■ Requirements ■
Below is a listing; print exactly its lines from the one containing "Output the Python" down to the one containing "ax = fig.add_axes([0.1133, 0.0706, 0.7021, 0.9007])", both inclusive, with every picture left out.

■ Extracted information ■
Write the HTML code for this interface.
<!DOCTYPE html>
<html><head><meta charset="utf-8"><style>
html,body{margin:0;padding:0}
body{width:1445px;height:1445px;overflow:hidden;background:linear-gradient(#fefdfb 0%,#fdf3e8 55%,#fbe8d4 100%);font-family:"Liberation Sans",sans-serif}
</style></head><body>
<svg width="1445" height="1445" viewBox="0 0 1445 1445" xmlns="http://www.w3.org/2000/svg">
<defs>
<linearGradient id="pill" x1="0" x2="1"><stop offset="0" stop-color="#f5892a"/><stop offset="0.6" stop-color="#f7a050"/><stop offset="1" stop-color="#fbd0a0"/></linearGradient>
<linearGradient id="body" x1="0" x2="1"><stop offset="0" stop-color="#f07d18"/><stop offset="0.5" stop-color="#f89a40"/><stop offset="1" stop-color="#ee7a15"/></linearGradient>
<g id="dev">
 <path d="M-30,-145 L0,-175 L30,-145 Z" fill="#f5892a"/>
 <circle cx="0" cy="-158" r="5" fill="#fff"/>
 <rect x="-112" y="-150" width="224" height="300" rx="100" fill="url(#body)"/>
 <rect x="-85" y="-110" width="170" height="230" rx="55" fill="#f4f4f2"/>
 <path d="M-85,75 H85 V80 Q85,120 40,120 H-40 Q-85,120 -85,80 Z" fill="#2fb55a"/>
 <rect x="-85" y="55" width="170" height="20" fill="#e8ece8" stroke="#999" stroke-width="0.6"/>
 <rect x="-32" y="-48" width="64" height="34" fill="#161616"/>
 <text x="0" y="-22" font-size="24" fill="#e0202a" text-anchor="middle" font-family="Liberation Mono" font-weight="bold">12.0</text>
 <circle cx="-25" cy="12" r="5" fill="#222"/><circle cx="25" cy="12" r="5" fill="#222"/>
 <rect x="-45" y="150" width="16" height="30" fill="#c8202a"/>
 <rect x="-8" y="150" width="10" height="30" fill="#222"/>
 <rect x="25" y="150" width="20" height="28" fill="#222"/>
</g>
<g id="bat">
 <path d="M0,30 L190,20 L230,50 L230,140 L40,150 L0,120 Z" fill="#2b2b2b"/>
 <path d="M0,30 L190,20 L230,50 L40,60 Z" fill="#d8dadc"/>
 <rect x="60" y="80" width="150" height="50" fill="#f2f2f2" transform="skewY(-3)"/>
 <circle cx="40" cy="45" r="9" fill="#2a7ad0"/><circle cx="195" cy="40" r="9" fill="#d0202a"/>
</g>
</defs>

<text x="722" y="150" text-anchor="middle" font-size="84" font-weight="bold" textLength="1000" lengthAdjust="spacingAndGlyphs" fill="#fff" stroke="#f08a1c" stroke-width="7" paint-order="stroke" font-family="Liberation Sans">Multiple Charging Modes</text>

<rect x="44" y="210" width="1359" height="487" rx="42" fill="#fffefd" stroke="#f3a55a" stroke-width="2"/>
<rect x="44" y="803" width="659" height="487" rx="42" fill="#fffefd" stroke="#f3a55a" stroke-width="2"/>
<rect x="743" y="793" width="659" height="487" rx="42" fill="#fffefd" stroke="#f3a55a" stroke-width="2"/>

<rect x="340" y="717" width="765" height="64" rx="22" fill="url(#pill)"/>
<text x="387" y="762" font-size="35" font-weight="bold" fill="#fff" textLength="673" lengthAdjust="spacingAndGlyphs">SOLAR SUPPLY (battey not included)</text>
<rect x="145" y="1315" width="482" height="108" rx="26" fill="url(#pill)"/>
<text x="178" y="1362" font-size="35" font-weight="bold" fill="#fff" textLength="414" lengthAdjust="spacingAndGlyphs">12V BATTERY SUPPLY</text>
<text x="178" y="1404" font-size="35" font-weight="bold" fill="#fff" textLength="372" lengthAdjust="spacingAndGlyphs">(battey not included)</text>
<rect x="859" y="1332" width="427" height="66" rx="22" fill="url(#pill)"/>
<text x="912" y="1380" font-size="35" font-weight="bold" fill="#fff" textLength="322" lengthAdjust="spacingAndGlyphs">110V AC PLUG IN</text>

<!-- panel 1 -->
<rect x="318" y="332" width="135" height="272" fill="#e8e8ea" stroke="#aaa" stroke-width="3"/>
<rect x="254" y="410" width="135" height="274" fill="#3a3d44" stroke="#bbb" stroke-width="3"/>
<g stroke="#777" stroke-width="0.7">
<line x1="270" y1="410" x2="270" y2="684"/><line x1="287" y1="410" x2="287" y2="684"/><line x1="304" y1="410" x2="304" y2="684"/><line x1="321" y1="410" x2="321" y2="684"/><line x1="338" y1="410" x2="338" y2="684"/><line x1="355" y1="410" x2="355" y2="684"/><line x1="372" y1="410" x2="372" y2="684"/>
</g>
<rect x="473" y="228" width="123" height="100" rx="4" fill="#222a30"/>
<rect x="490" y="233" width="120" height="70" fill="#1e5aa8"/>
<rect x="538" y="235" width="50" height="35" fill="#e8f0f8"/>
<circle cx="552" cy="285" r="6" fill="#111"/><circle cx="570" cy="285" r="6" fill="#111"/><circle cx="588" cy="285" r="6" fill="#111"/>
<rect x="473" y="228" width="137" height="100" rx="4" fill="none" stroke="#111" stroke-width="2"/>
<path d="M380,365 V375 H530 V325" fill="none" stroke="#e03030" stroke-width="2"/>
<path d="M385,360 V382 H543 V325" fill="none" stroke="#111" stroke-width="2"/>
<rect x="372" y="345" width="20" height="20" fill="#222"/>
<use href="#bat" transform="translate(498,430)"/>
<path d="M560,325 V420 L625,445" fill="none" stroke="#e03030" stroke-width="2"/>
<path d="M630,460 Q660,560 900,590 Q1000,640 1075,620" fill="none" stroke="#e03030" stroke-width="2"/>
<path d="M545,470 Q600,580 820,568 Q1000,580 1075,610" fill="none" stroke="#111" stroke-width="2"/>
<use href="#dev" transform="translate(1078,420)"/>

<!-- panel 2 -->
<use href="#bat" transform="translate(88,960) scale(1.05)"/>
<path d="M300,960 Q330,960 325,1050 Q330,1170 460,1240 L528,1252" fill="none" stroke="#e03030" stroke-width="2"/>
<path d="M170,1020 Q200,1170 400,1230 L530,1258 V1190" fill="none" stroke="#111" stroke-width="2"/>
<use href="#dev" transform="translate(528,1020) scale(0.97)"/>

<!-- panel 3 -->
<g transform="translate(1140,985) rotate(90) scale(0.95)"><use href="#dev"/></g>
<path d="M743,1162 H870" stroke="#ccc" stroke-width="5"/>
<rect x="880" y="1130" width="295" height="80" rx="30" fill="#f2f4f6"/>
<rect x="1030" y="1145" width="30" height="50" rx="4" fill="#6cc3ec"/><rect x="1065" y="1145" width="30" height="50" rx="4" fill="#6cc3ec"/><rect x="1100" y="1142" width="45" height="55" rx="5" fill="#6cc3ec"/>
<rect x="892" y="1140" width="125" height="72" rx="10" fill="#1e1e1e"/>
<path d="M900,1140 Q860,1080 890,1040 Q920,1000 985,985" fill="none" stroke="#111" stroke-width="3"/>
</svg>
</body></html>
==
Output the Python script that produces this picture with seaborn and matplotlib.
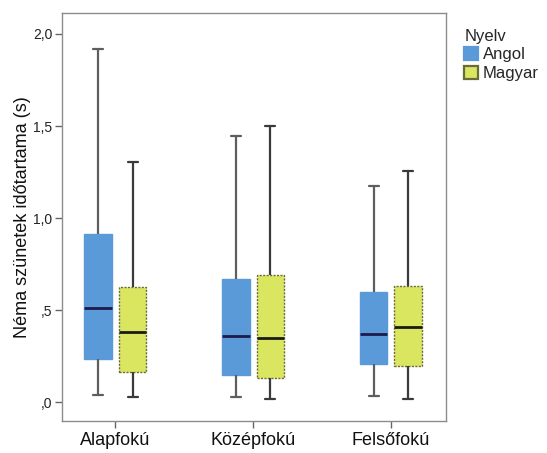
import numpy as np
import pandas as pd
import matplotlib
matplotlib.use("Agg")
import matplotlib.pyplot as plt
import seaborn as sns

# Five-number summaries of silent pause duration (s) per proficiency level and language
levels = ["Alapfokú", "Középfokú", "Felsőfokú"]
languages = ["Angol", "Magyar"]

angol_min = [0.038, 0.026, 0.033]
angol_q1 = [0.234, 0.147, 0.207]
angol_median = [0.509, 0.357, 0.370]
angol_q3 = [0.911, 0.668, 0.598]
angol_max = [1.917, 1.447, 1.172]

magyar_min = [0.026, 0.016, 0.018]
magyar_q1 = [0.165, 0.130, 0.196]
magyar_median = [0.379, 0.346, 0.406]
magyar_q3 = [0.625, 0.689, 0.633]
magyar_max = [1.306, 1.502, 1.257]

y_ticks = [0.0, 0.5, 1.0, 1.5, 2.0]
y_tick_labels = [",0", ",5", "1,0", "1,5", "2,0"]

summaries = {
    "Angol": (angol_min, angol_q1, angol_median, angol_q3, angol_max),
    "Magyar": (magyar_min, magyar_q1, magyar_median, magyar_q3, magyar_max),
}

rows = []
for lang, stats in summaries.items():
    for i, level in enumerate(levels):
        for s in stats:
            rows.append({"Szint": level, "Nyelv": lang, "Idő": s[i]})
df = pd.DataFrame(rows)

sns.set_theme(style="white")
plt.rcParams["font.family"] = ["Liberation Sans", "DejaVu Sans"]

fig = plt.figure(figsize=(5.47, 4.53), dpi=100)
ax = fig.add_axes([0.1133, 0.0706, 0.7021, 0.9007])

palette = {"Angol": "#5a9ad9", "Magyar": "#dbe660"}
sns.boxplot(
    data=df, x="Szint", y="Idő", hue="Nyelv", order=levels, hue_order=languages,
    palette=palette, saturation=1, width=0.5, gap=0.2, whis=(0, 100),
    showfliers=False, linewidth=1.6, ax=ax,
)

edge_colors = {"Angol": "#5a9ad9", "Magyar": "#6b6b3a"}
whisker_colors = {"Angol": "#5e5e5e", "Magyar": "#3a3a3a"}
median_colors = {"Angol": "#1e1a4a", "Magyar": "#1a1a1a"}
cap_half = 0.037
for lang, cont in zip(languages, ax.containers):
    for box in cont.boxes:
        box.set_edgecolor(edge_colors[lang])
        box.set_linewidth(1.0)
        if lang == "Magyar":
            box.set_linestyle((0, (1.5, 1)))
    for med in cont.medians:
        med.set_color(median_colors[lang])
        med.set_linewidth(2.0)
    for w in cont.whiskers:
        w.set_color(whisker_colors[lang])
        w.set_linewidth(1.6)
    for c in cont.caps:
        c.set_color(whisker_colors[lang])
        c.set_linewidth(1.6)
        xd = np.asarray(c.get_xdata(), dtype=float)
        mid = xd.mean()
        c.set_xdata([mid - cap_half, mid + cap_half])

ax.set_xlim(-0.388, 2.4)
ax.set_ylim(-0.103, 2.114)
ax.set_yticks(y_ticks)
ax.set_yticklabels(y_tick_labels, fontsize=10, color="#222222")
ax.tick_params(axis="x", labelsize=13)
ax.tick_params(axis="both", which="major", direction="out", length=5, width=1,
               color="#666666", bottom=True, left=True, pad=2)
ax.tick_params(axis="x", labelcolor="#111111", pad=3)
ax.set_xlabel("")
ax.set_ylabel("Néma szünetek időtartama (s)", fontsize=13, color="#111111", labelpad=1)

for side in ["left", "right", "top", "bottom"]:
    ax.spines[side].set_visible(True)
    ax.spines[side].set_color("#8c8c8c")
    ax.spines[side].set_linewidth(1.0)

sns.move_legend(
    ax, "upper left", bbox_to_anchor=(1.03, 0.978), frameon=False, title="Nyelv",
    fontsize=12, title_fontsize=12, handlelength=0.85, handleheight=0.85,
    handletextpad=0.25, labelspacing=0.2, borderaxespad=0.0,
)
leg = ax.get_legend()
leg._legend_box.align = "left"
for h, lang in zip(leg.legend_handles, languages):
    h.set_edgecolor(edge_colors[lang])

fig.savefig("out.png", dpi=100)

■ Reply ■
Output the Python script that produces this picture with seaborn and matplotlib.
import numpy as np
import pandas as pd
import matplotlib
matplotlib.use("Agg")
import matplotlib.pyplot as plt
import seaborn as sns

# Five-number summaries of silent pause duration (s) per proficiency level and language
levels = ["Alapfokú", "Középfokú", "Felsőfokú"]
languages = ["Angol", "Magyar"]

angol_min = [0.038, 0.026, 0.033]
angol_q1 = [0.234, 0.147, 0.207]
angol_median = [0.509, 0.357, 0.370]
angol_q3 = [0.911, 0.668, 0.598]
angol_max = [1.917, 1.447, 1.172]

magyar_min = [0.026, 0.016, 0.018]
magyar_q1 = [0.165, 0.130, 0.196]
magyar_median = [0.379, 0.346, 0.406]
magyar_q3 = [0.625, 0.689, 0.633]
magyar_max = [1.306, 1.502, 1.257]

y_ticks = [0.0, 0.5, 1.0, 1.5, 2.0]
y_tick_labels = [",0", ",5", "1,0", "1,5", "2,0"]

summaries = {
    "Angol": (angol_min, angol_q1, angol_median, angol_q3, angol_max),
    "Magyar": (magyar_min, magyar_q1, magyar_median, magyar_q3, magyar_max),
}

rows = []
for lang, stats in summaries.items():
    for i, level in enumerate(levels):
        for s in stats:
            rows.append({"Szint": level, "Nyelv": lang, "Idő": s[i]})
df = pd.DataFrame(rows)

sns.set_theme(style="white")
plt.rcParams["font.family"] = ["Liberation Sans", "DejaVu Sans"]

fig = plt.figure(figsize=(5.47, 4.53), dpi=100)
ax = fig.add_axes([0.1133, 0.0706, 0.7021, 0.9007])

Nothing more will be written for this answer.